Date Published: 6/28/2006
Kids' advocates blast state on spending choices A children's advocacy group said lawmakers missed the boat on improving the lot of kids. BY BILL KACZOR Associated Press TALLAHASSEE - A national report that shows little improvement in the well-being of Florida's 4 million children is evidence the state should have spent more of its revenue surplus on kids, a statewide advocacy group said Tuesday.
Florida failed to show significant improvement in any of the 10 indicators cited in the Annie E. Casey Foundation's 2006 Kids Count Data Book, although its ranking increased slightly from 35th to 33rd among the 50 states and District of Columbia. In the two previous years, Florida had been 34th.
''Florida could have seen improvement if it had directed a fair share of the state budget surplus to Florida's children,'' said Amanda Ostrander, coordinator of communications and policy for the nonprofit Tallahassee-based Children's Campaign. ``The state failed to seize an opportunity.''
The Children's Campaign advocates for maternal and children's healthcare, child protection, high-quality early learning programs, before- and after-school activities and juvenile justice accountability and fairness.
House Fiscal Council Chairman Joe Negron, R-Stuart, defended the Legislature's track record.
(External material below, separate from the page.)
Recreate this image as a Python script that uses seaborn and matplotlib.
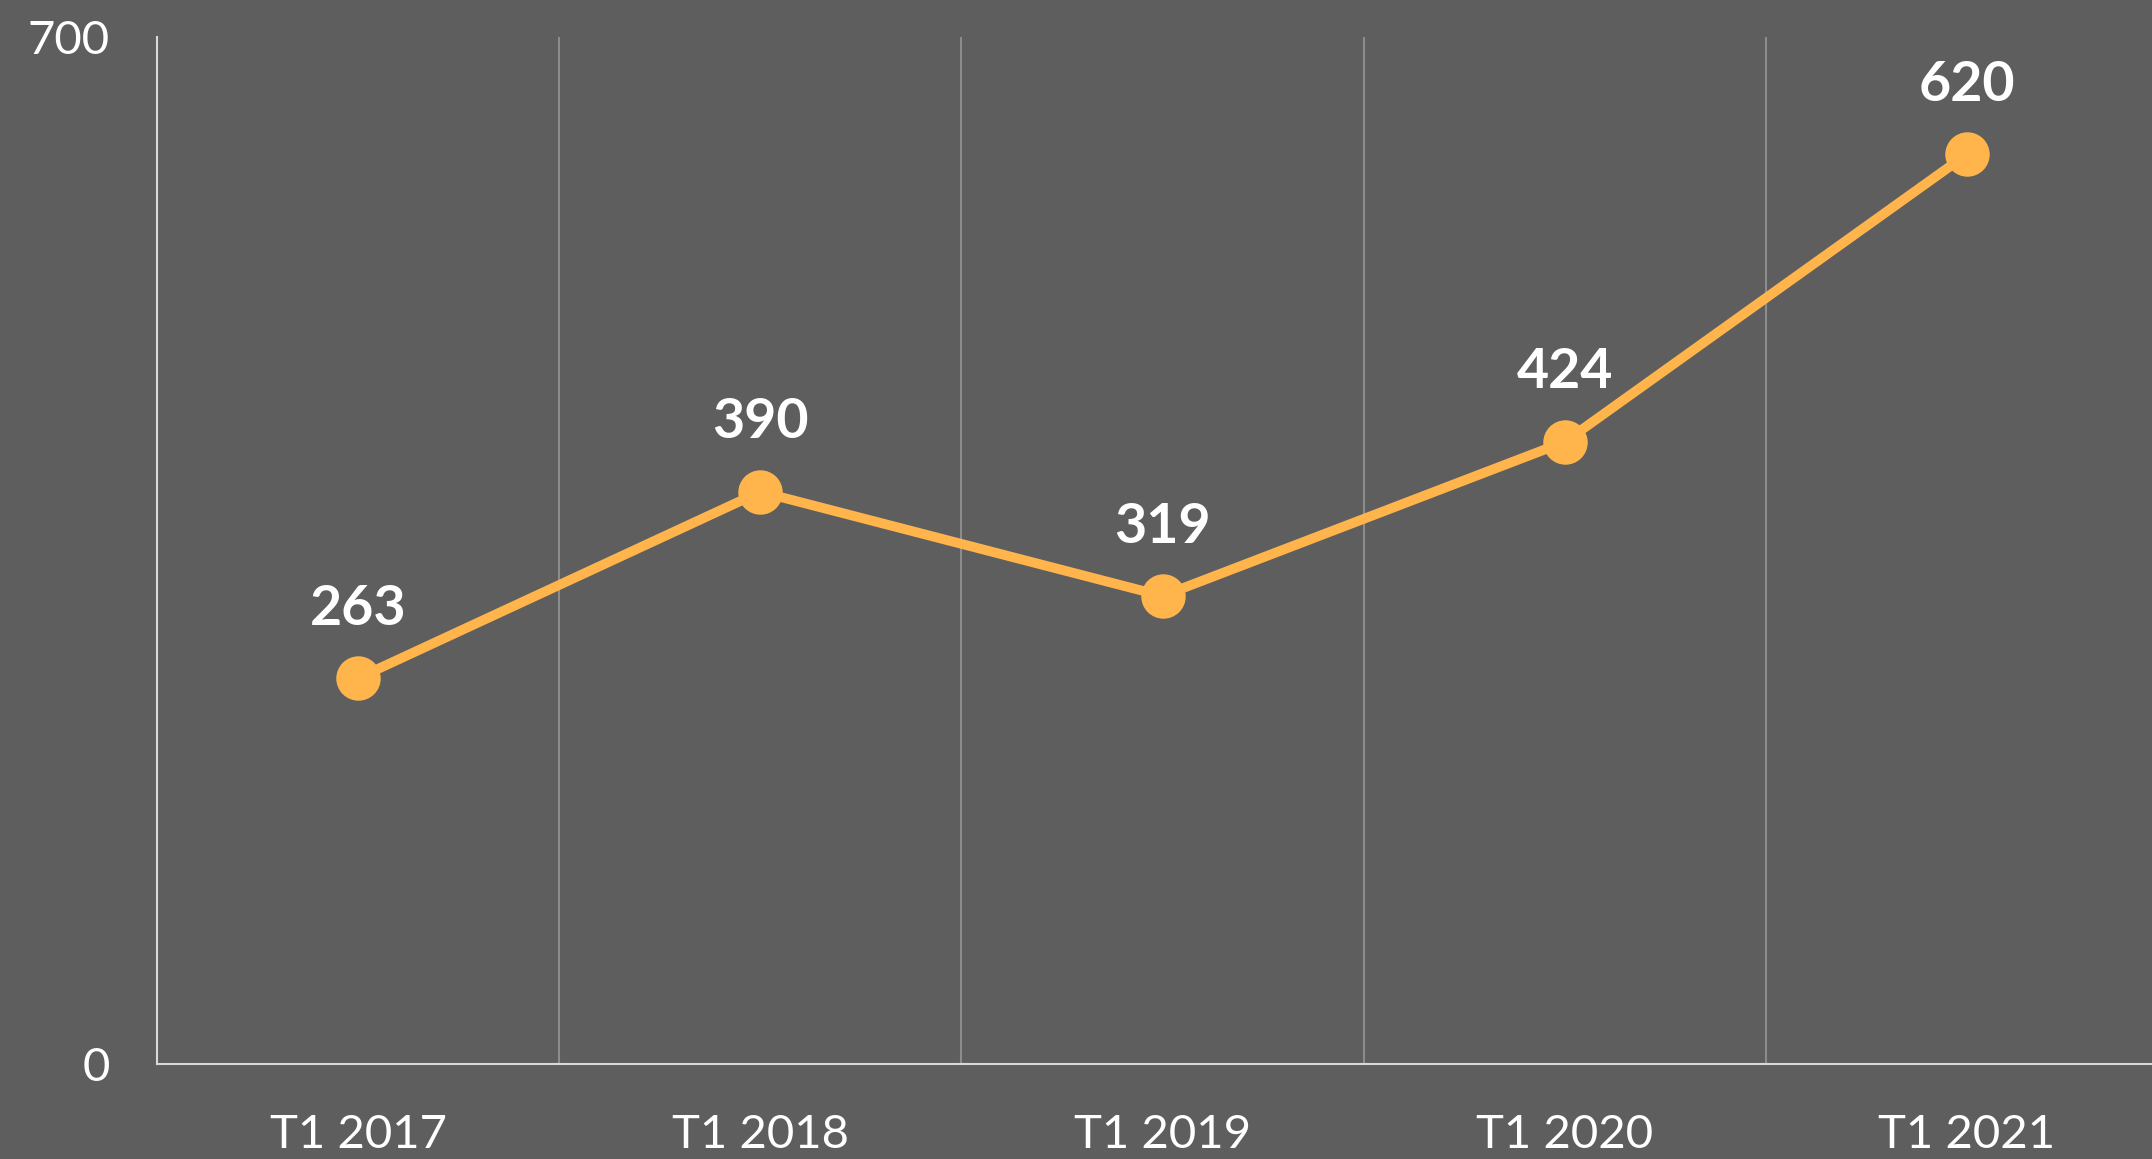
import pandas as pd
import matplotlib
matplotlib.use("Agg")
import matplotlib.pyplot as plt
import seaborn as sns

# data
periods = ["T1 2017", "T1 2018", "T1 2019", "T1 2020", "T1 2021"]
values = [263, 390, 319, 424, 620]

df = pd.DataFrame({"period": periods, "value": values})

bg = "#5e5e5e"
line_col = "#ffb54c"
axis_col = "#d9d9d9"
grid_col = "#8c8c8c"

sns.set_style("white")
plt.rcParams["font.family"] = ["Lato", "DejaVu Sans"]

fig = plt.figure(figsize=(21.52, 11.59), dpi=100, facecolor=bg)
ax = fig.add_axes([0.0730, 0.0820, 0.9344, 0.8861])
ax.set_facecolor(bg)

sns.lineplot(data=df, x="period", y="value", ax=ax, color=line_col,
             linewidth=7, marker="o", markersize=32, markeredgewidth=0,
             sort=False)

# data labels above each point
for i, v in enumerate(values):
    ax.annotate(str(v), (i, v), xytext=(0, 50), textcoords="offset points",
                ha="center", va="center", fontsize=40, fontweight="bold",
                color="white")

ax.set_xlim(-0.5, len(periods) - 0.5)
ax.set_ylim(0, 700)
ax.set_yticks([0, 700])
ax.set_xticks(range(len(periods)))
ax.set_xticklabels(periods)
ax.set_xticks([i + 0.5 for i in range(len(periods) - 1)], minor=True)
ax.grid(which="minor", axis="x", color=grid_col, linewidth=1.5)
ax.grid(which="major", visible=False)

ax.tick_params(axis="both", which="both", length=0, colors="white", labelsize=34)
ax.tick_params(axis="x", pad=36)
ax.tick_params(axis="y", pad=34)
ax.set_xlabel("")
ax.set_ylabel("")

for side in ["top", "right"]:
    ax.spines[side].set_visible(False)
for side in ["left", "bottom"]:
    ax.spines[side].set_color(axis_col)
    ax.spines[side].set_linewidth(1.5)

fig.savefig("out.png", dpi=100, facecolor=bg)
He said lawmakers provided enough money to pay for every child who qualifies for the state's KidCare health insurance program, increased payments to foster parents by $60 per month and approved the largest spending increase in the state's history for public schools -- $1.77 billion, or 8.7 percent more money for every student.
Lawmakers, however, turned down a $15 million proposal to add children of legal migrants and state workers to the KidCare program, which provides low-cost health insurance for families.
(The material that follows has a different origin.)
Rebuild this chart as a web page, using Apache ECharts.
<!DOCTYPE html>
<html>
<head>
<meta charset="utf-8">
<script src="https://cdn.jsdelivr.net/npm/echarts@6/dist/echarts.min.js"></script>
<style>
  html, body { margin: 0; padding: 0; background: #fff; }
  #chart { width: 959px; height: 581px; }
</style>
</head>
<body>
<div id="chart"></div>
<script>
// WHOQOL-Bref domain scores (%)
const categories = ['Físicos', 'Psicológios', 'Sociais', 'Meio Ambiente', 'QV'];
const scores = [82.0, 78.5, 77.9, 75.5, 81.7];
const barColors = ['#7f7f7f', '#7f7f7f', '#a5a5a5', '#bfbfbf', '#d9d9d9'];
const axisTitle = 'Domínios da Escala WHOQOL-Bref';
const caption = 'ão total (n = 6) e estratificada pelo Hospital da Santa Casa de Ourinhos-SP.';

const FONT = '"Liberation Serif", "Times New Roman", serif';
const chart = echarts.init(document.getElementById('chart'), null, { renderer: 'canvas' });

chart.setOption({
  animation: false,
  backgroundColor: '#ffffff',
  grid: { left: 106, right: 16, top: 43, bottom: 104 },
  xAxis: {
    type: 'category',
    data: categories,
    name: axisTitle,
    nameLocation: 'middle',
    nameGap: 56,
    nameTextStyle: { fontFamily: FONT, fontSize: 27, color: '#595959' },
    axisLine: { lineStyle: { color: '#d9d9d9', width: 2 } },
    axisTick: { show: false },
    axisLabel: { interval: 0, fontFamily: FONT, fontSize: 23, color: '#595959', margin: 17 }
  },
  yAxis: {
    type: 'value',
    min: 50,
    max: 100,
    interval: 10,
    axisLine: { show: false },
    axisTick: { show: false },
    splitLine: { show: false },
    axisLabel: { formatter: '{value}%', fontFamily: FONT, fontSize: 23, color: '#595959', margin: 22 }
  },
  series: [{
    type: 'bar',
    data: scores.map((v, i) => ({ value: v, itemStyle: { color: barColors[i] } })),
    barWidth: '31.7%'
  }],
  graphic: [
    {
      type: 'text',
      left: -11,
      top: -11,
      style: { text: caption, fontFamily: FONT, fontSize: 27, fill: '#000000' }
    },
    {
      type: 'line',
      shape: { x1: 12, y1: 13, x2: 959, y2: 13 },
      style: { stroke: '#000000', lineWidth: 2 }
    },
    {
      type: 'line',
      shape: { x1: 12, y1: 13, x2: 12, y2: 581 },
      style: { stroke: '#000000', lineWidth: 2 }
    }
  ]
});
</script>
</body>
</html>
''The primary responsibility for the well-being of children rests with the parents, not the government,'' Negron said.
He said some of the child advocates' favorite programs are of ''dubious merit'' and that the Legislature funds only those that actually work.
The Kids Count report shows Florida got worse in three of its primary categories with 8.5 percent of the state's babies born underweight, 70 deaths from all causes for every 100,000 teens, and 9 percent of teenagers neither attending school nor working.
Other findings show that 8 percent of Florida's children live in extreme poverty, 42 percent live in low-income families and 15 percent lack health insurance -- all the same as last year.
In other categories 22 percent of children under age 6 live in families classified as working poor and 68 percent of low-income families with children spend at least 30 percent of their household incomes on housing.
Florida's most significant improvement since 2000 has been in the teen birth rate, which has decreased by eight births for every 1,000 female teens.